> **WHAT IS ASKED**
Return all of the data exactly as written, without the pictures.

> **DATASET EXTRACT**

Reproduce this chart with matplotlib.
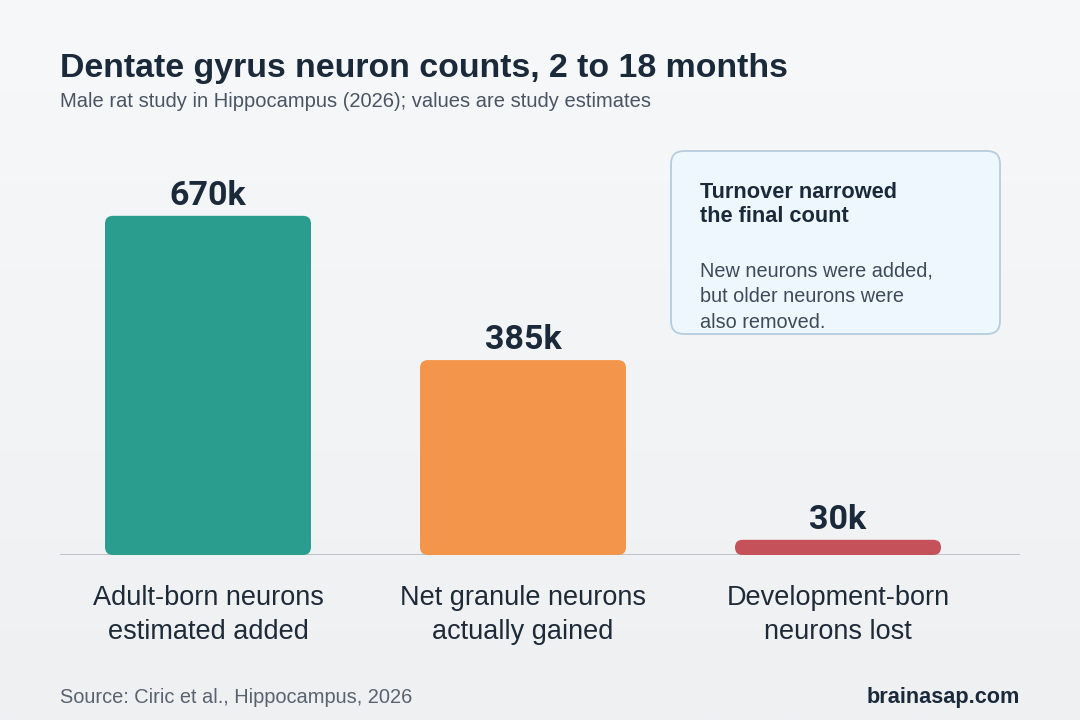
import numpy as np
import matplotlib
matplotlib.use("Agg")
import matplotlib.pyplot as plt
from matplotlib.patches import FancyBboxPatch
from matplotlib import transforms

# data
categories = ["Adult-born neurons\nestimated added",
              "Net granule neurons\nactually gained",
              "Development-born\nneurons lost"]
values = [670, 385, 30]          # thousands of neurons
value_labels = ["670k", "385k", "30k"]
colors = ["#2a9d8e", "#f3964b", "#c5525a"]

title = "Dentate gyrus neuron counts, 2 to 18 months"
subtitle = "Male rat study in Hippocampus (2026); values are study estimates"
note_title = "Turnover narrowed\nthe final count"
note_body = "New neurons were added,\nbut older neurons were\nalso removed."
source = "Source: Ciric et al., Hippocampus, 2026"
brand = "brainasap.com"

W, H = 1080, 720
DARK = "#1b2a3a"
plt.rcParams["font.family"] = ["Liberation Sans", "DejaVu Sans"]


def fx(px):
    return px / W


def fy(py):
    # py measured from the top of the image
    return 1 - py / H


fig = plt.figure(figsize=(W / 100, H / 100), dpi=100)

# soft vertical background gradient
bg = fig.add_axes([0, 0, 1, 1], zorder=-10)
grad = np.linspace(0, 1, 256).reshape(-1, 1)
top = np.array(matplotlib.colors.to_rgb("#f7f8fa"))
bot = np.array(matplotlib.colors.to_rgb("#eef0f2"))
img = top + (bot - top) * grad[..., None]
bg.imshow(img, aspect="auto", extent=[0, 1, 0, 1])
bg.axis("off")

# main axes: baseline at y=555px, spans x 60..1020px
ax_top, ax_bot = 150, 555
ax = fig.add_axes([fx(60), fy(ax_bot), fx(960), (ax_bot - ax_top) / H])
ax.set_facecolor("none")
x = np.arange(len(values))
ax.set_xlim(-148 / 315, (960 - 148) / 315)
ax.set_ylim(0, 800)
ax.axis("off")
ax.axhline(0, color="#bfc3ca", lw=2.2, zorder=1)

# rounded bars
bar_w = 206 / 315
px_per_x = 960 / (ax.get_xlim()[1] - ax.get_xlim()[0])
px_per_y = (ax_bot - ax_top) / (ax.get_ylim()[1] - ax.get_ylim()[0])
aspect = px_per_x / px_per_y
for xi, v, c, lab in zip(x, values, colors, value_labels):
    h_px = v * px_per_y
    r_px = min(8, h_px / 2)
    patch = FancyBboxPatch((xi - bar_w / 2, 0), bar_w, v,
                           boxstyle=f"round,pad=0,rounding_size={r_px / px_per_x}",
                           mutation_aspect=aspect, fc=c, ec="none", zorder=2)
    ax.add_patch(patch)
    ax.annotate(lab, (xi, v), xytext=(0, 8), textcoords="offset points",
                ha="center", va="baseline", fontsize=24.5, fontweight="bold",
                family=["Roboto", "DejaVu Sans"], color=DARK)

# category labels under the bars
tr = transforms.blended_transform_factory(ax.transData, fig.transFigure)
for xi, cat in zip(x, categories):
    ax.text(xi, fy(585), cat, transform=tr, ha="center", va="top",
            fontsize=19.5, color="#1e2a38", linespacing=1.38)

# title block
fig.text(fx(60), fy(77), title, fontsize=24.4, fontweight="bold", color=DARK,
         va="baseline")
fig.text(fx(60), fy(107), subtitle, fontsize=14.5, color="#4a5563",
         va="baseline")

# callout box
box = FancyBboxPatch((fx(671), fy(334)), fx(329), (334 - 151) / H,
                     boxstyle=f"round,pad=0,rounding_size={fx(13)}",
                     mutation_aspect=W / H, transform=fig.transFigure,
                     fc="#eff7fe", ec="#b4cde0", lw=1.3, zorder=3)
fig.add_artist(box)
fig.text(fx(700), fy(182), note_title, fontsize=15.7, fontweight="bold",
         color=DARK, va="top", linespacing=1.16, zorder=4)
fig.text(fx(700), fy(261), note_body, fontsize=14.3, color="#3d4a5a",
         va="top", linespacing=1.45, zorder=4)

# footer
fig.text(fx(60), fy(703), source, fontsize=14.4, color="#5a6270",
         va="baseline")
fig.text(fx(1020), fy(703), brand, fontsize=15.6, fontweight="bold",
         color=DARK, ha="right", va="baseline")

fig.savefig("out.png", dpi=100)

> **SOLUTION FOR THIS EXERCISE**
Reproduce this chart with matplotlib.
import numpy as np
import matplotlib
matplotlib.use("Agg")
import matplotlib.pyplot as plt
from matplotlib.patches import FancyBboxPatch
from matplotlib import transforms

# data
categories = ["Adult-born neurons\nestimated added",
              "Net granule neurons\nactually gained",
              "Development-born\nneurons lost"]
values = [670, 385, 30]          # thousands of neurons
value_labels = ["670k", "385k", "30k"]
colors = ["#2a9d8e", "#f3964b", "#c5525a"]

title = "Dentate gyrus neuron counts, 2 to 18 months"
subtitle = "Male rat study in Hippocampus (2026); values are study estimates"
note_title = "Turnover narrowed\nthe final count"
note_body = "New neurons were added,\nbut older neurons were\nalso removed."
source = "Source: Ciric et al., Hippocampus, 2026"
brand = "brainasap.com"

W, H = 1080, 720
DARK = "#1b2a3a"
plt.rcParams["font.family"] = ["Liberation Sans", "DejaVu Sans"]


def fx(px):
    return px / W


def fy(py):
    # py measured from the top of the image
    return 1 - py / H


fig = plt.figure(figsize=(W / 100, H / 100), dpi=100)

# soft vertical background gradient
bg = fig.add_axes([0, 0, 1, 1], zorder=-10)
grad = np.linspace(0, 1, 256).reshape(-1, 1)
top = np.array(matplotlib.colors.to_rgb("#f7f8fa"))
bot = np.array(matplotlib.colors.to_rgb("#eef0f2"))
img = top + (bot - top) * grad[..., None]
bg.imshow(img, aspect="auto", extent=[0, 1, 0, 1])
bg.axis("off")

# main axes: baseline at y=555px, spans x 60..1020px
ax_top, ax_bot = 150, 555
ax = fig.add_axes([fx(60), fy(ax_bot), fx(960), (ax_bot - ax_top) / H])
ax.set_facecolor("none")
x = np.arange(len(values))
ax.set_xlim(-148 / 315, (960 - 148) / 315)
ax.set_ylim(0, 800)
ax.axis("off")
ax.axhline(0, color="#bfc3ca", lw=2.2, zorder=1)

# rounded bars
bar_w = 206 / 315
px_per_x = 960 / (ax.get_xlim()[1] - ax.get_xlim()[0])
px_per_y = (ax_bot - ax_top) / (ax.get_ylim()[1] - ax.get_ylim()[0])
aspect = px_per_x / px_per_y
for xi, v, c, lab in zip(x, values, colors, value_labels):
    h_px = v * px_per_y
    r_px = min(8, h_px / 2)
    patch = FancyBboxPatch((xi - bar_w / 2, 0), bar_w, v,
                           boxstyle=f"round,pad=0,rounding_size={r_px / px_per_x}",
                           mutation_aspect=aspect, fc=c, ec="none", zorder=2)
    ax.add_patch(patch)
    ax.annotate(lab, (xi, v), xytext=(0, 8), textcoords="offset points",
                ha="center", va="baseline", fontsize=24.5, fontweight="bold",
                family=["Roboto", "DejaVu Sans"], color=DARK)

# category labels under the bars
tr = transforms.blended_transform_factory(ax.transData, fig.transFigure)
for xi, cat in zip(x, categories):
    ax.text(xi, fy(585), cat, transform=tr, ha="center", va="top",
            fontsize=19.5, color="#1e2a38", linespacing=1.38)

# title block
fig.text(fx(60), fy(77), title, fontsize=24.4, fontweight="bold", color=DARK,
         va="baseline")
fig.text(fx(60), fy(107), subtitle, fontsize=14.5, color="#4a5563",
         va="baseline")

# callout box
box = FancyBboxPatch((fx(671), fy(334)), fx(329), (334 - 151) / H,
                     boxstyle=f"round,pad=0,rounding_size={fx(13)}",
                     mutation_aspect=W / H, transform=fig.transFigure,
                     fc="#eff7fe", ec="#b4cde0", lw=1.3, zorder=3)
fig.add_artist(box)
fig.text(fx(700), fy(182), note_title, fontsize=15.7, fontweight="bold",
         color=DARK, va="top", linespacing=1.16, zorder=4)
fig.text(fx(700), fy(261), note_body, fontsize=14.3, color="#3d4a5a",
         va="top", linespacing=1.45, zorder=4)

# footer
fig.text(fx(60), fy(703), source, fontsize=14.4, color="#5a6270",
         va="baseline")
fig.text(fx(1020), fy(703), brand, fontsize=15.6, fontweight="bold",
         color=DARK, ha="right", va="baseline")

fig.savefig("out.png", dpi=100)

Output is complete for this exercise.